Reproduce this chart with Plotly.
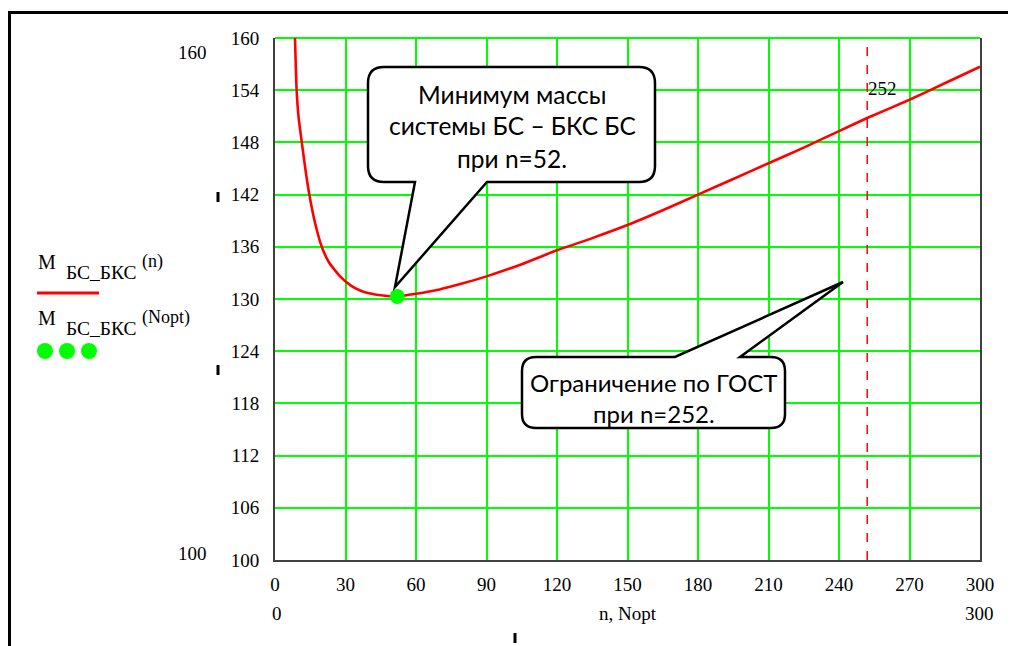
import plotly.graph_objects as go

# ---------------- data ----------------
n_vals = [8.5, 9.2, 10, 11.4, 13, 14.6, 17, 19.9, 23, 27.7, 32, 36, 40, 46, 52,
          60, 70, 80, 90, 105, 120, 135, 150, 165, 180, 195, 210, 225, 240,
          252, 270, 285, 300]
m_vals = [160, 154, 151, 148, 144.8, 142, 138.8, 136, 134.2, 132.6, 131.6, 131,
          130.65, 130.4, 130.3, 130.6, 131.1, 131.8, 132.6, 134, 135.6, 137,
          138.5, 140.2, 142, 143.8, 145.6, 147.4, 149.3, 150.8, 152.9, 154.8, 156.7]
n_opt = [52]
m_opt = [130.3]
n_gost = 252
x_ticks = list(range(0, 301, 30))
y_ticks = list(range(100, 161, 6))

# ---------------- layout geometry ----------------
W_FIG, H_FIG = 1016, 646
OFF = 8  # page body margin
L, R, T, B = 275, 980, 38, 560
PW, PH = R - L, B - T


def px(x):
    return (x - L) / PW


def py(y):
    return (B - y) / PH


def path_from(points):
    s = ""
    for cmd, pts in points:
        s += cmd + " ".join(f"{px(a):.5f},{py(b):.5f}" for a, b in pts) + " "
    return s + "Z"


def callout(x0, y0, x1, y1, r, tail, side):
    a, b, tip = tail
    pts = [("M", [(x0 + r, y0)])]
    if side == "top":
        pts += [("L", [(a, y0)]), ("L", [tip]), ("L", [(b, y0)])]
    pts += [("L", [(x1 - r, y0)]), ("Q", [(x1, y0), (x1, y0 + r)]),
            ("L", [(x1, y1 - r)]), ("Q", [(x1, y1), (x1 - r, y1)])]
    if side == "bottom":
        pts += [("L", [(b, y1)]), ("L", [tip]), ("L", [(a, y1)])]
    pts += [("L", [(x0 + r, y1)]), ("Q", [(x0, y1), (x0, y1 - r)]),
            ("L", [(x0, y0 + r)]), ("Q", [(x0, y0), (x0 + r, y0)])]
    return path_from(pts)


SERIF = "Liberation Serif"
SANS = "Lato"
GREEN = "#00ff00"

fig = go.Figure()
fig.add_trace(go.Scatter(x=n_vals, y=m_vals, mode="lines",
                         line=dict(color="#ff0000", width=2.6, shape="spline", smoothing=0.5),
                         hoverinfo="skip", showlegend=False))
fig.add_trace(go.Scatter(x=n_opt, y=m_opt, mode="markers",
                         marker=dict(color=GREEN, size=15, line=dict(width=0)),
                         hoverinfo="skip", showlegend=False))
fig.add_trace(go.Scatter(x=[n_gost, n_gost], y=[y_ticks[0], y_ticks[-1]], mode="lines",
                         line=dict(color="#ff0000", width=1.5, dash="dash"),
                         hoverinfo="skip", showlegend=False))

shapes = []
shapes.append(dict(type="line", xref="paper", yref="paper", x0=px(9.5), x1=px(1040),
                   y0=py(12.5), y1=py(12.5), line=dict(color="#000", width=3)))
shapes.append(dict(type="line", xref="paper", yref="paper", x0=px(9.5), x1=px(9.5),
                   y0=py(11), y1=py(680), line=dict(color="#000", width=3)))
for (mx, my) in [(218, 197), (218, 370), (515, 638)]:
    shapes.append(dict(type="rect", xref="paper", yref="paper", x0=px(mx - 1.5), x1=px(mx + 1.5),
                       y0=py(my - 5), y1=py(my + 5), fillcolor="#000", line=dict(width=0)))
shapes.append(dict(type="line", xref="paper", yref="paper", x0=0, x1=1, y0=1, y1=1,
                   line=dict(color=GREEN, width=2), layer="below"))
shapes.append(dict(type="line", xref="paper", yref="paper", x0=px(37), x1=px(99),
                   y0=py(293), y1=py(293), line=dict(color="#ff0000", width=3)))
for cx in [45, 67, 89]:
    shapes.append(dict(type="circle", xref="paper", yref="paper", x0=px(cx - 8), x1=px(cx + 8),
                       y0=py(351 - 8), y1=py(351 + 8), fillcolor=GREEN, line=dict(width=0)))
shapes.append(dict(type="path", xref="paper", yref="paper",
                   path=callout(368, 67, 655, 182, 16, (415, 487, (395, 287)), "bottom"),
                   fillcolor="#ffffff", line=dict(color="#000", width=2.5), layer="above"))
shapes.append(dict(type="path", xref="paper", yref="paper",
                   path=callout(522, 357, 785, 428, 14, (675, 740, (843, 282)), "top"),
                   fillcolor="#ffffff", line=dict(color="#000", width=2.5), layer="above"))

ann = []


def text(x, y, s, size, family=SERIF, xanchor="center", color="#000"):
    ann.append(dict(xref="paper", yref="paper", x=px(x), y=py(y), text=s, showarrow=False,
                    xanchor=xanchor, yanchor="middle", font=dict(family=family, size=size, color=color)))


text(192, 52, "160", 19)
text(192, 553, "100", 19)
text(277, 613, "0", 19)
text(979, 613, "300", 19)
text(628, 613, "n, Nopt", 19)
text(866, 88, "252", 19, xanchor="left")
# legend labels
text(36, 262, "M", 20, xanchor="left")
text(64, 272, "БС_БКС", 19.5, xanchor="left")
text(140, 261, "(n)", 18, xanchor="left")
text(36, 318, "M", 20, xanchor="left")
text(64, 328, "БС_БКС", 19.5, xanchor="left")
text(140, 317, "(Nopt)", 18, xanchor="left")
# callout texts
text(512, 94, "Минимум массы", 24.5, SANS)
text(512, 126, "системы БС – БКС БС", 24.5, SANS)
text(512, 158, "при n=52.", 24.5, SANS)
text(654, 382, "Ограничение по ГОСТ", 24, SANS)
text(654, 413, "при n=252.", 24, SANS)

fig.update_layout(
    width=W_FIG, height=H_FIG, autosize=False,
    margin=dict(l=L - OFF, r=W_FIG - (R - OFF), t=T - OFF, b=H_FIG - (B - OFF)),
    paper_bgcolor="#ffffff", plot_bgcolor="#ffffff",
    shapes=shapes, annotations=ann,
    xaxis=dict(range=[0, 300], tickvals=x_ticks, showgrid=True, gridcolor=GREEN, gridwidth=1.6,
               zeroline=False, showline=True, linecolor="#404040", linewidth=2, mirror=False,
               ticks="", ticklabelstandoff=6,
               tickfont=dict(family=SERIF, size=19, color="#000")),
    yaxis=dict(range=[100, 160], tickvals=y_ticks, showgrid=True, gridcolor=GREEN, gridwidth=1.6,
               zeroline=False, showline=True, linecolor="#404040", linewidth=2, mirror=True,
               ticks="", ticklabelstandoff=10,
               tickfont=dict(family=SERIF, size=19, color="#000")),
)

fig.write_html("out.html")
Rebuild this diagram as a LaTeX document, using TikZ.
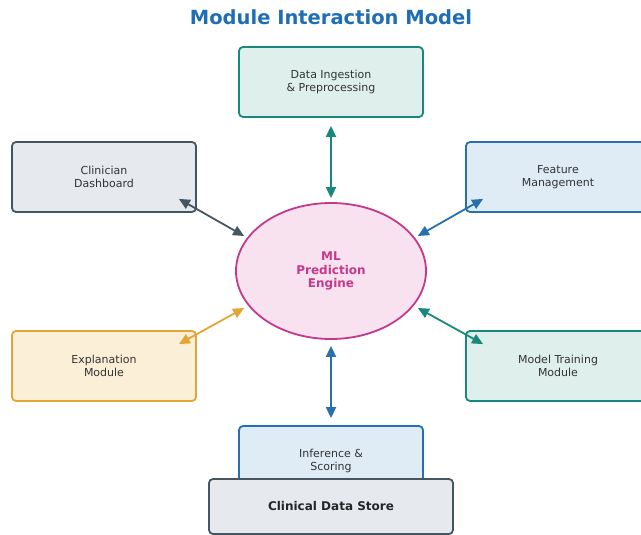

-=-=-=-=-

Your objective:
Copy out every line of the listing that includes the string "this".

Written solution:
Reproduce this chart with Plotly.
Rebuild this diagram as a LaTeX document, using TikZ.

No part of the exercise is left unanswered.